A federal appeals court set a date for the next showdown in President Donald J. Trump’s blocked travel ban, ordering oral arguments to be held May 8 in Richmond, Va.
Opponents of the temporary travel ban asked the Fourth Circuit Court of Appeals to push the case back, leading to the possibility of an extended wait, and drama stretching into September.
But a court order Thursday accelerated the timeline, with lawyers for the Trump administration volunteering to submit their opening written arguments by Friday.
The Justice Department said the appeal is a matter of national security, as lawyers defending the travel ban pressed for federal judges to hear the case before the court’s summer recess.
The case, International Refugee Assistance Project v. Donald J. Trump, halted the president’s second travel ban to six Muslim-majority countries, hours after a similar ruling in Hawaii put a nation-wide temporary stop on the president’s executive order.
The appeal will be heard by a three-judge panel, with the losing side able to re-hear the case before all 15 judges serving on the Fourth Circuit Court of Appeals.
Instead of a re-hearing before all the appeals judges, lawyers could instead petition the U.S. Supreme Court to hear the case.
Virginia Attorney General Mark Herring will join Maryland counterpart Attorney General General Brian Frosh to file an amicus brief in support of the refugee group.
"Despite President Trump's attempts to scale back his Muslim ban, the courts have still seen this harmful, unconstitutional and deeply un-American ban for exactly what it is," Herring and Frosh said in a joint statement. "We are already collaborating on a brief in opposition to the ban that we plan to file jointly in the Fourth Circuit."
Herring visited the Dar Al-Hijrah Islamic Center in Falls Church hours after the appeal's announcement, telling the congregation he will defend the rights of all Virginians.
"In this case, there's a mountain of evidence that these travel bans were done based on religious discrimination," Herring said. "Virginia is no stranger to landmark cases, and this will be no different."

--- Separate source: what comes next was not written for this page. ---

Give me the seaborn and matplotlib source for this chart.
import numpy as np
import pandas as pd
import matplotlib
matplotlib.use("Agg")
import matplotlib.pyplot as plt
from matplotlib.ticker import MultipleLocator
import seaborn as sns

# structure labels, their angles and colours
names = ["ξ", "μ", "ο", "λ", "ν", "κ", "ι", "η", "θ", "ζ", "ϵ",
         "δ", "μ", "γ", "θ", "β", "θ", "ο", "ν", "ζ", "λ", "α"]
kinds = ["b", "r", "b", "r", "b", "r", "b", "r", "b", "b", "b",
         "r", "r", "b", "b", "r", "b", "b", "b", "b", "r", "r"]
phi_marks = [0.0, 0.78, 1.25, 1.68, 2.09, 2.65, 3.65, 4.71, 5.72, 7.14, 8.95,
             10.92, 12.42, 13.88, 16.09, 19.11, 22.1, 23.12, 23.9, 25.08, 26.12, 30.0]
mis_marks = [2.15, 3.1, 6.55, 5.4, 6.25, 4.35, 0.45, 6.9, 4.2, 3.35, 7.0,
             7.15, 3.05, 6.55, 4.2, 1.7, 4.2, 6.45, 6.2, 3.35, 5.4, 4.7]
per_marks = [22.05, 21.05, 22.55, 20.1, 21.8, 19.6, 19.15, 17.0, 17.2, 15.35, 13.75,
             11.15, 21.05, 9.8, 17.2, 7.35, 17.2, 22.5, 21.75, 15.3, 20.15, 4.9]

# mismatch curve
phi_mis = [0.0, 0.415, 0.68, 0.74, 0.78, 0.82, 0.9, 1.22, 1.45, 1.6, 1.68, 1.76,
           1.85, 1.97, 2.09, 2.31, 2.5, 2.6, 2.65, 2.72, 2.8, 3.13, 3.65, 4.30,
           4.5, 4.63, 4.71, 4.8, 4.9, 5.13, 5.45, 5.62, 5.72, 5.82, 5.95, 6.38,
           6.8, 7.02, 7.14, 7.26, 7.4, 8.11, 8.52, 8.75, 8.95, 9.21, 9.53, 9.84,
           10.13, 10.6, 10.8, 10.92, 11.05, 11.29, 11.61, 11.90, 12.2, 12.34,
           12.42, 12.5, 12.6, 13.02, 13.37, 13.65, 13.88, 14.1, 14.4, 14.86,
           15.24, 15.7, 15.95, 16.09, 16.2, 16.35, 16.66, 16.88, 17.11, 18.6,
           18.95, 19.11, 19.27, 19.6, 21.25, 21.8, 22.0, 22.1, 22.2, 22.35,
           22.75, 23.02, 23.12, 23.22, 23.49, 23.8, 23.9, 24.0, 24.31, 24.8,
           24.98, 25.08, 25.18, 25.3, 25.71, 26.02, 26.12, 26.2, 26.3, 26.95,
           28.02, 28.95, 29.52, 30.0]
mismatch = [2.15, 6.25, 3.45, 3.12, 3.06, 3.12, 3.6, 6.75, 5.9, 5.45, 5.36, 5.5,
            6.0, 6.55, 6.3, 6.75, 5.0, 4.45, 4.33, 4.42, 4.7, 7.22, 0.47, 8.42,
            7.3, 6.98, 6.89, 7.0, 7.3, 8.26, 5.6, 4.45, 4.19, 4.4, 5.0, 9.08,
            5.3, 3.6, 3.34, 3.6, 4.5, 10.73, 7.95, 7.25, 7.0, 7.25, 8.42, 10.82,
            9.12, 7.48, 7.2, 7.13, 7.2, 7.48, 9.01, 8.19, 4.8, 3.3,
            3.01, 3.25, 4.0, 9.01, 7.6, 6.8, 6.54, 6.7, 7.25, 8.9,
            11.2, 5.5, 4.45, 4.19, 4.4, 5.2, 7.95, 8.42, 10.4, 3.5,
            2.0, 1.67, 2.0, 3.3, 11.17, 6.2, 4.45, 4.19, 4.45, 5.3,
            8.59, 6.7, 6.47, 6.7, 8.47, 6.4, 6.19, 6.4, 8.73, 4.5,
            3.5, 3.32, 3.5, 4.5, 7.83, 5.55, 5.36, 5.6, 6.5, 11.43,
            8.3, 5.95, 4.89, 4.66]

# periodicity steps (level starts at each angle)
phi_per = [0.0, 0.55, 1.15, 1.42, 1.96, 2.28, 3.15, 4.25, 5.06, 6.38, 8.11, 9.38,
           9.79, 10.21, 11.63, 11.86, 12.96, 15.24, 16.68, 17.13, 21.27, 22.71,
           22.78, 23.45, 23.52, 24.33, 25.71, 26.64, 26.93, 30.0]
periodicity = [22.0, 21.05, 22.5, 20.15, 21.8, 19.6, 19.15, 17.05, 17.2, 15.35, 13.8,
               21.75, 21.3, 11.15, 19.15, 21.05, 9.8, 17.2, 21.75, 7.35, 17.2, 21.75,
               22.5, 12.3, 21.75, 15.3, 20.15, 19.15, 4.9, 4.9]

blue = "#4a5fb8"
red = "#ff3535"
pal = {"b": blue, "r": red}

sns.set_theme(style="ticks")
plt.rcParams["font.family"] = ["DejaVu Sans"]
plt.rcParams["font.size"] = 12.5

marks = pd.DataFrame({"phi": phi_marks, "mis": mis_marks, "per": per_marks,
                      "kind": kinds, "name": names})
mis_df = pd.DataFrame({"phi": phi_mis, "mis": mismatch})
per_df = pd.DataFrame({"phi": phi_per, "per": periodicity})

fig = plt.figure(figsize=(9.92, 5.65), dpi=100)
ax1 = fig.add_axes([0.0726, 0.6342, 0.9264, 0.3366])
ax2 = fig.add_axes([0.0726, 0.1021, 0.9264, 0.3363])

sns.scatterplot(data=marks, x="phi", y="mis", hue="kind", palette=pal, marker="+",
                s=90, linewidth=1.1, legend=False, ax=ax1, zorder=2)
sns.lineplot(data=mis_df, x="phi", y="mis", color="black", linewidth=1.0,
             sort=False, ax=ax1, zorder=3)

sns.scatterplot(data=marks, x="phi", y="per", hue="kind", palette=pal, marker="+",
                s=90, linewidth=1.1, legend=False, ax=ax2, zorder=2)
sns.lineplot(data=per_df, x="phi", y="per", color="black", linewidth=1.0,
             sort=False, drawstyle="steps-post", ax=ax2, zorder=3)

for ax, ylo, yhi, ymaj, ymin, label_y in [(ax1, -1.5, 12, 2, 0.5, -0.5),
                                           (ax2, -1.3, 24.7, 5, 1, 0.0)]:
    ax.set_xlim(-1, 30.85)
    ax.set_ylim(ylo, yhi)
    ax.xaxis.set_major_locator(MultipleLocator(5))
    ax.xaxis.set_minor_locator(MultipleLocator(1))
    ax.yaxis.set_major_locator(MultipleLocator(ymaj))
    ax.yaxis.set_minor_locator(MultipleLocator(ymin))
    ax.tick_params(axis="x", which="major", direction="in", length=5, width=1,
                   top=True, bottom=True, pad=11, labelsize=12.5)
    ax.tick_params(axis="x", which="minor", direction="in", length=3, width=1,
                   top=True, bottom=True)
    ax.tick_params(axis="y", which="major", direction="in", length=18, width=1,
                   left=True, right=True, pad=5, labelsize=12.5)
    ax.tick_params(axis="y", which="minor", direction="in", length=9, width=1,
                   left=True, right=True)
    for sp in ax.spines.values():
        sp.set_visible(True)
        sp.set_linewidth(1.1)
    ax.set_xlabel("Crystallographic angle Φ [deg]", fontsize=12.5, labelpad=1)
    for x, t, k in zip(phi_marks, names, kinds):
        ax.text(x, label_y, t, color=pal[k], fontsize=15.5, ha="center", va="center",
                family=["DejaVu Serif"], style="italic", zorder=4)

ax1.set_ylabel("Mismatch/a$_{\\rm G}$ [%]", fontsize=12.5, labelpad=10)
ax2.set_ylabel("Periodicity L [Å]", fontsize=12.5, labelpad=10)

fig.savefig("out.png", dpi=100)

Herring has taken on prominent roles in the federal marriage equality and transgender bathroom cases, both of which passed through the Fourth Circuit.

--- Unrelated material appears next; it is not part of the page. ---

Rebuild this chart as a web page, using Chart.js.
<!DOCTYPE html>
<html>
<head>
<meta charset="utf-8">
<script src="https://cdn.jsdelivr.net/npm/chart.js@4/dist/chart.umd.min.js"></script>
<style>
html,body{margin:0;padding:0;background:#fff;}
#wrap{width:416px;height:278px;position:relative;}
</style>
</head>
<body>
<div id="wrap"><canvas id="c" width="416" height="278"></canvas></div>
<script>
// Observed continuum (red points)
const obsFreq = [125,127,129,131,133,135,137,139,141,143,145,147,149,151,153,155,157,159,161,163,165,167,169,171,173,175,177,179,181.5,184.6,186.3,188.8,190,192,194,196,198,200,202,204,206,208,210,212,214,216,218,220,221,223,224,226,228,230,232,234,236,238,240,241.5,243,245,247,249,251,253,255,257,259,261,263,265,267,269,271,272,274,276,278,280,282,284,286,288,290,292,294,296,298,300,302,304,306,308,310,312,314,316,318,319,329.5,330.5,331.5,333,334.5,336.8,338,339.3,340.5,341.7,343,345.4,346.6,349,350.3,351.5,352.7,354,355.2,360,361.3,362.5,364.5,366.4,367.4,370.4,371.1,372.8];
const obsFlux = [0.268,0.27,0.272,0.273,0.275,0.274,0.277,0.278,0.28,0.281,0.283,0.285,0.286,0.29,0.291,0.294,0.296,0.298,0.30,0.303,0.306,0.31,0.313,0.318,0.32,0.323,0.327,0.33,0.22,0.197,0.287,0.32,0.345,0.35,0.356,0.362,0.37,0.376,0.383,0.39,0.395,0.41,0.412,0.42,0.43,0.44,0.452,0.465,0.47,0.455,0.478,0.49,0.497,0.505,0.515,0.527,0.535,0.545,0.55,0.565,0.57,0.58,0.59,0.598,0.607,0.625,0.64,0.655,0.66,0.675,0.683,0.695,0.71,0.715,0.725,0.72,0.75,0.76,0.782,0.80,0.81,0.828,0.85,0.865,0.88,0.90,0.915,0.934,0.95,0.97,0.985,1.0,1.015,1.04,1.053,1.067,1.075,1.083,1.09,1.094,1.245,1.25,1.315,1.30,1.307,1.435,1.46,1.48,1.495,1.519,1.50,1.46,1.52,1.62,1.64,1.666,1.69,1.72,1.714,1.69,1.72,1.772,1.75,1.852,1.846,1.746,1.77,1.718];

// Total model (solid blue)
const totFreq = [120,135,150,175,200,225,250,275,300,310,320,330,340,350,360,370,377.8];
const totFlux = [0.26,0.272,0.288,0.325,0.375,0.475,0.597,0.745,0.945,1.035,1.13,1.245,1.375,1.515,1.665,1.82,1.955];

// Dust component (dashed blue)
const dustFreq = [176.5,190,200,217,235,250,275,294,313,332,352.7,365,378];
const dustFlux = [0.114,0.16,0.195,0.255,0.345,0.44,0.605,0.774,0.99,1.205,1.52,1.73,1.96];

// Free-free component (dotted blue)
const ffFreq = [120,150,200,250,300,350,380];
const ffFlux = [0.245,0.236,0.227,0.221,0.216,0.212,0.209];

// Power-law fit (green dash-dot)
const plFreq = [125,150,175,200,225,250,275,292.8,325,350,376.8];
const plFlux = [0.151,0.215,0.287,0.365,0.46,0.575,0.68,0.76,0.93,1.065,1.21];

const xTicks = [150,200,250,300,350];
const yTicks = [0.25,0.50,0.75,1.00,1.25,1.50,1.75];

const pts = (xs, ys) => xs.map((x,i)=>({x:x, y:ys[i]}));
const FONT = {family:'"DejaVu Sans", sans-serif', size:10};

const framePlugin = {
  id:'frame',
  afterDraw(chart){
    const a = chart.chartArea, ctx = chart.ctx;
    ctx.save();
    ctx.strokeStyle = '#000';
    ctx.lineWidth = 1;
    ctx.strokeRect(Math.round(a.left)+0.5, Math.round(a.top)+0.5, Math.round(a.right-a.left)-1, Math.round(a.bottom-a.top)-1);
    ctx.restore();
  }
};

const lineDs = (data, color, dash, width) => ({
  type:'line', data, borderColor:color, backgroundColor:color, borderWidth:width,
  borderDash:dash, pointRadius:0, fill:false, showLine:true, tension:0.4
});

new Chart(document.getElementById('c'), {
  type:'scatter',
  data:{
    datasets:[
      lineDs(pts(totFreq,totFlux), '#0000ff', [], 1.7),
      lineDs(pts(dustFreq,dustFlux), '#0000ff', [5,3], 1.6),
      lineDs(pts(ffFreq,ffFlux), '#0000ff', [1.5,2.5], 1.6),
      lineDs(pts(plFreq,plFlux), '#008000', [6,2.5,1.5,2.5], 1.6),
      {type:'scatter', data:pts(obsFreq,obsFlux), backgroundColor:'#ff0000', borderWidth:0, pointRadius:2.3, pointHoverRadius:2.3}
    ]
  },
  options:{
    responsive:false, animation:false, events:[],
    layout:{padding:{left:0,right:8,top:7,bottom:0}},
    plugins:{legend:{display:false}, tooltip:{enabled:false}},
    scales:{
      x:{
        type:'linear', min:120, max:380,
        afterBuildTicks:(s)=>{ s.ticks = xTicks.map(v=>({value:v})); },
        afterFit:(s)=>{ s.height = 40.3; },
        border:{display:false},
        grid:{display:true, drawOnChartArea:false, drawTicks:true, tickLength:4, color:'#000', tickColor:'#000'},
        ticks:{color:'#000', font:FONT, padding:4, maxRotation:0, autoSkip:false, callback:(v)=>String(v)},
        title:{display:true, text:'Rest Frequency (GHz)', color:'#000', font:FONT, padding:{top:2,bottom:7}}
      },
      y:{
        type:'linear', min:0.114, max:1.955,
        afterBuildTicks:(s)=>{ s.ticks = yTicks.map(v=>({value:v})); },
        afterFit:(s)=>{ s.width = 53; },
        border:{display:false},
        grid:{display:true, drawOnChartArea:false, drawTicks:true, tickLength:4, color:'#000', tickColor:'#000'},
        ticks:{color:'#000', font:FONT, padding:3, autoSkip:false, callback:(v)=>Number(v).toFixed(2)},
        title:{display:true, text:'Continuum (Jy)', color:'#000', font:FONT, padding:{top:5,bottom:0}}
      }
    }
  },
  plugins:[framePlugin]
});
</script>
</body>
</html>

Lawyers for the president argue the White House has the authority to temporarily halt immigration from nations deemed threatening to national security.
Congregants at Dar Al-Hijrah said the ban creates a trickle down effect, embodied by a letter threatening violence sent to the mosque in late February.
"I've experienced bigotry and discrimination as well, close by," said Merehan Elhady of the Muslim American Society in an interview. "I've had it at a local grocery store. So, I mean, you do what you have to do. You file a police report, and you take the correct measures."
Members of the public will be allowed to attend the travel ban oral arguments, set for 1 p.m. May 8 at the federal appeals court in downtown Richmond.